Written problem
Restate the full listing word for word and leave the pictures out.

Data section
## start

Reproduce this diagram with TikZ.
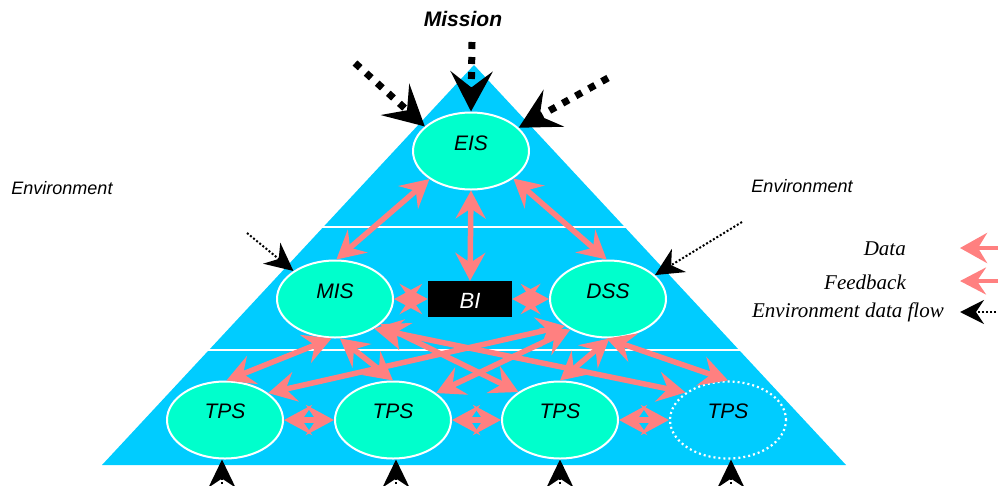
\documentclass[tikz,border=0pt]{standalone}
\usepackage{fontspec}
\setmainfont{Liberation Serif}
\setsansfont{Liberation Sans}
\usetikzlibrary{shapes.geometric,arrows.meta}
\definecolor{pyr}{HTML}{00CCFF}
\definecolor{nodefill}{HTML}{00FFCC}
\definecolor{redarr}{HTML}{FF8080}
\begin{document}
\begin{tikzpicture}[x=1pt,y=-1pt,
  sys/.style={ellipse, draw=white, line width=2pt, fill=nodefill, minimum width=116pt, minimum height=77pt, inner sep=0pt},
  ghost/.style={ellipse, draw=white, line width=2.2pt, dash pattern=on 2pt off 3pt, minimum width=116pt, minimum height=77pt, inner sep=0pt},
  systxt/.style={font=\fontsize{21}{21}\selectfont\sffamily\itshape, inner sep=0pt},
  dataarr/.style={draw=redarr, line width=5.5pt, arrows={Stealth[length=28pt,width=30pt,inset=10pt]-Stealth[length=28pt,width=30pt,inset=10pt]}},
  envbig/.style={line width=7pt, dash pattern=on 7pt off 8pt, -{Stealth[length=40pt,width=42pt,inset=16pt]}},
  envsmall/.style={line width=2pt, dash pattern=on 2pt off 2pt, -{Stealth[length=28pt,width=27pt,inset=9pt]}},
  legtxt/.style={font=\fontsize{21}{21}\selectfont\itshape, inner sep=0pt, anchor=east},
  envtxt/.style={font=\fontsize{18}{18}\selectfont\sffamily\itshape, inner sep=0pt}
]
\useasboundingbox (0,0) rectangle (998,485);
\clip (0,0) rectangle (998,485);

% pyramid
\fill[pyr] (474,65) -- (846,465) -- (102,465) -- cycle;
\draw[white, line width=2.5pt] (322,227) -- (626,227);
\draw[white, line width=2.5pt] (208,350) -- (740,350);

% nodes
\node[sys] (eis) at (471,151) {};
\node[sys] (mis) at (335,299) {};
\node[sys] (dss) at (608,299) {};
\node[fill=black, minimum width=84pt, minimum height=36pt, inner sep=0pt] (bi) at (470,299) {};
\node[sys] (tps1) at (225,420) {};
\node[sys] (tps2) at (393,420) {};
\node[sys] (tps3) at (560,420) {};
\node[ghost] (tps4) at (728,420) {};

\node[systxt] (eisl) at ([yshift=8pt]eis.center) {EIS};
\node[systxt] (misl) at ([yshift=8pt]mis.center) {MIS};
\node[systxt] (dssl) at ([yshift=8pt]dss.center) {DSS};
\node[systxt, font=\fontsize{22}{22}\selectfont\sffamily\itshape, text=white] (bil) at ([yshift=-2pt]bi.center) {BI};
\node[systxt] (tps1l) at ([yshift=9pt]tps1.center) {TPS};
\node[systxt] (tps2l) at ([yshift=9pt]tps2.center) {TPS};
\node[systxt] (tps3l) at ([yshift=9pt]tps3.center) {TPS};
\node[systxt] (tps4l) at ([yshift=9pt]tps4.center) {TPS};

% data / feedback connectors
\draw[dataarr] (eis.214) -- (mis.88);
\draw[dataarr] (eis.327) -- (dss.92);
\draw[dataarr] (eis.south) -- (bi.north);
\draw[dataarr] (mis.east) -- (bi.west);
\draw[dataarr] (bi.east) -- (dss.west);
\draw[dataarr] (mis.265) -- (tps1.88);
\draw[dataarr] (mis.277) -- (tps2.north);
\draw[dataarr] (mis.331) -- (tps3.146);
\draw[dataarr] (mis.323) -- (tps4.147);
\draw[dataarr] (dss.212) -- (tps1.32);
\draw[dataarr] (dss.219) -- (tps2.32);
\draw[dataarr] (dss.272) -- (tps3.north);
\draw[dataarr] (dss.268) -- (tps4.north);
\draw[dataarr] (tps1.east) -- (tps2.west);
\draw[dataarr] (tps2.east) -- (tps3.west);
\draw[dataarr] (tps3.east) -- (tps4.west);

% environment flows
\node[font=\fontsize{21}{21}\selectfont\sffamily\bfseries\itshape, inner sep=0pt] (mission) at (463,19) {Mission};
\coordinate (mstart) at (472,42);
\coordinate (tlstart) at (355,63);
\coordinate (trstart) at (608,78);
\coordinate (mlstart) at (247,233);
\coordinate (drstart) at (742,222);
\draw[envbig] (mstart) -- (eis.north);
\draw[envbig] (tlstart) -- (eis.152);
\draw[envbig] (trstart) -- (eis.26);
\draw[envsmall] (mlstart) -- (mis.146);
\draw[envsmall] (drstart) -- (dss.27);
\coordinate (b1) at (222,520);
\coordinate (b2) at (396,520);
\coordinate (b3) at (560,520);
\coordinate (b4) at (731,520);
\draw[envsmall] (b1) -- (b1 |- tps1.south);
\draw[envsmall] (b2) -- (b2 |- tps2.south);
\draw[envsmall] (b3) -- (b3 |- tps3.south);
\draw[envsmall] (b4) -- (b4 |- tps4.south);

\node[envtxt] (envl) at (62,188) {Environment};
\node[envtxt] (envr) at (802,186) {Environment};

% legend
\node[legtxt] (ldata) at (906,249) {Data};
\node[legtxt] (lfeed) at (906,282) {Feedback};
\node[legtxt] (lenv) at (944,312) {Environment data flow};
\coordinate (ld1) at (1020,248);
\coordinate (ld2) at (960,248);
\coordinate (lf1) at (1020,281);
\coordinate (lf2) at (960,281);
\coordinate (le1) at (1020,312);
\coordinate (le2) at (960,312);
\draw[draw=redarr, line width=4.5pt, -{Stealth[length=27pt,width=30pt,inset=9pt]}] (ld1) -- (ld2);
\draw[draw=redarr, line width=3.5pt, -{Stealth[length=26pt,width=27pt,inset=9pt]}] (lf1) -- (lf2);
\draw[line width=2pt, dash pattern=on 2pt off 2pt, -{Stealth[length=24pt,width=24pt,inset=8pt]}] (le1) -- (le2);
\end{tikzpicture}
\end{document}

## end

Result of the task
Reproduce this diagram with TikZ.
\documentclass[tikz,border=0pt]{standalone}
\usepackage{fontspec}
\setmainfont{Liberation Serif}
\setsansfont{Liberation Sans}
\usetikzlibrary{shapes.geometric,arrows.meta}
\definecolor{pyr}{HTML}{00CCFF}
\definecolor{nodefill}{HTML}{00FFCC}
\definecolor{redarr}{HTML}{FF8080}
\begin{document}
\begin{tikzpicture}[x=1pt,y=-1pt,
  sys/.style={ellipse, draw=white, line width=2pt, fill=nodefill, minimum width=116pt, minimum height=77pt, inner sep=0pt},
  ghost/.style={ellipse, draw=white, line width=2.2pt, dash pattern=on 2pt off 3pt, minimum width=116pt, minimum height=77pt, inner sep=0pt},
  systxt/.style={font=\fontsize{21}{21}\selectfont\sffamily\itshape, inner sep=0pt},
  dataarr/.style={draw=redarr, line width=5.5pt, arrows={Stealth[length=28pt,width=30pt,inset=10pt]-Stealth[length=28pt,width=30pt,inset=10pt]}},
  envbig/.style={line width=7pt, dash pattern=on 7pt off 8pt, -{Stealth[length=40pt,width=42pt,inset=16pt]}},
  envsmall/.style={line width=2pt, dash pattern=on 2pt off 2pt, -{Stealth[length=28pt,width=27pt,inset=9pt]}},
  legtxt/.style={font=\fontsize{21}{21}\selectfont\itshape, inner sep=0pt, anchor=east},
  envtxt/.style={font=\fontsize{18}{18}\selectfont\sffamily\itshape, inner sep=0pt}
]
\useasboundingbox (0,0) rectangle (998,485);
\clip (0,0) rectangle (998,485);

% pyramid
\fill[pyr] (474,65) -- (846,465) -- (102,465) -- cycle;
\draw[white, line width=2.5pt] (322,227) -- (626,227);
\draw[white, line width=2.5pt] (208,350) -- (740,350);

% nodes
\node[sys] (eis) at (471,151) {};
\node[sys] (mis) at (335,299) {};
\node[sys] (dss) at (608,299) {};
\node[fill=black, minimum width=84pt, minimum height=36pt, inner sep=0pt] (bi) at (470,299) {};
\node[sys] (tps1) at (225,420) {};
\node[sys] (tps2) at (393,420) {};
\node[sys] (tps3) at (560,420) {};
\node[ghost] (tps4) at (728,420) {};

\node[systxt] (eisl) at ([yshift=8pt]eis.center) {EIS};
\node[systxt] (misl) at ([yshift=8pt]mis.center) {MIS};
\node[systxt] (dssl) at ([yshift=8pt]dss.center) {DSS};
\node[systxt, font=\fontsize{22}{22}\selectfont\sffamily\itshape, text=white] (bil) at ([yshift=-2pt]bi.center) {BI};
\node[systxt] (tps1l) at ([yshift=9pt]tps1.center) {TPS};
\node[systxt] (tps2l) at ([yshift=9pt]tps2.center) {TPS};
\node[systxt] (tps3l) at ([yshift=9pt]tps3.center) {TPS};
\node[systxt] (tps4l) at ([yshift=9pt]tps4.center) {TPS};

% data / feedback connectors
\draw[dataarr] (eis.214) -- (mis.88);
\draw[dataarr] (eis.327) -- (dss.92);
\draw[dataarr] (eis.south) -- (bi.north);
\draw[dataarr] (mis.east) -- (bi.west);
\draw[dataarr] (bi.east) -- (dss.west);
\draw[dataarr] (mis.265) -- (tps1.88);
\draw[dataarr] (mis.277) -- (tps2.north);
\draw[dataarr] (mis.331) -- (tps3.146);
\draw[dataarr] (mis.323) -- (tps4.147);
\draw[dataarr] (dss.212) -- (tps1.32);
\draw[dataarr] (dss.219) -- (tps2.32);
\draw[dataarr] (dss.272) -- (tps3.north);
\draw[dataarr] (dss.268) -- (tps4.north);
\draw[dataarr] (tps1.east) -- (tps2.west);
\draw[dataarr] (tps2.east) -- (tps3.west);
\draw[dataarr] (tps3.east) -- (tps4.west);

% environment flows
\node[font=\fontsize{21}{21}\selectfont\sffamily\bfseries\itshape, inner sep=0pt] (mission) at (463,19) {Mission};
\coordinate (mstart) at (472,42);
\coordinate (tlstart) at (355,63);
\coordinate (trstart) at (608,78);
\coordinate (mlstart) at (247,233);
\coordinate (drstart) at (742,222);
\draw[envbig] (mstart) -- (eis.north);
\draw[envbig] (tlstart) -- (eis.152);
\draw[envbig] (trstart) -- (eis.26);
\draw[envsmall] (mlstart) -- (mis.146);
\draw[envsmall] (drstart) -- (dss.27);
\coordinate (b1) at (222,520);
\coordinate (b2) at (396,520);
\coordinate (b3) at (560,520);
\coordinate (b4) at (731,520);
\draw[envsmall] (b1) -- (b1 |- tps1.south);
\draw[envsmall] (b2) -- (b2 |- tps2.south);
\draw[envsmall] (b3) -- (b3 |- tps3.south);
\draw[envsmall] (b4) -- (b4 |- tps4.south);

\node[envtxt] (envl) at (62,188) {Environment};
\node[envtxt] (envr) at (802,186) {Environment};

% legend
\node[legtxt] (ldata) at (906,249) {Data};
\node[legtxt] (lfeed) at (906,282) {Feedback};
\node[legtxt] (lenv) at (944,312) {Environment data flow};
\coordinate (ld1) at (1020,248);
\coordinate (ld2) at (960,248);
\coordinate (lf1) at (1020,281);
\coordinate (lf2) at (960,281);
\coordinate (le1) at (1020,312);
\coordinate (le2) at (960,312);
\draw[draw=redarr, line width=4.5pt, -{Stealth[length=27pt,width=30pt,inset=9pt]}] (ld1) -- (ld2);
\draw[draw=redarr, line width=3.5pt, -{Stealth[length=26pt,width=27pt,inset=9pt]}] (lf1) -- (lf2);
\draw[line width=2pt, dash pattern=on 2pt off 2pt, -{Stealth[length=24pt,width=24pt,inset=8pt]}] (le1) -- (le2);
\end{tikzpicture}
\end{document}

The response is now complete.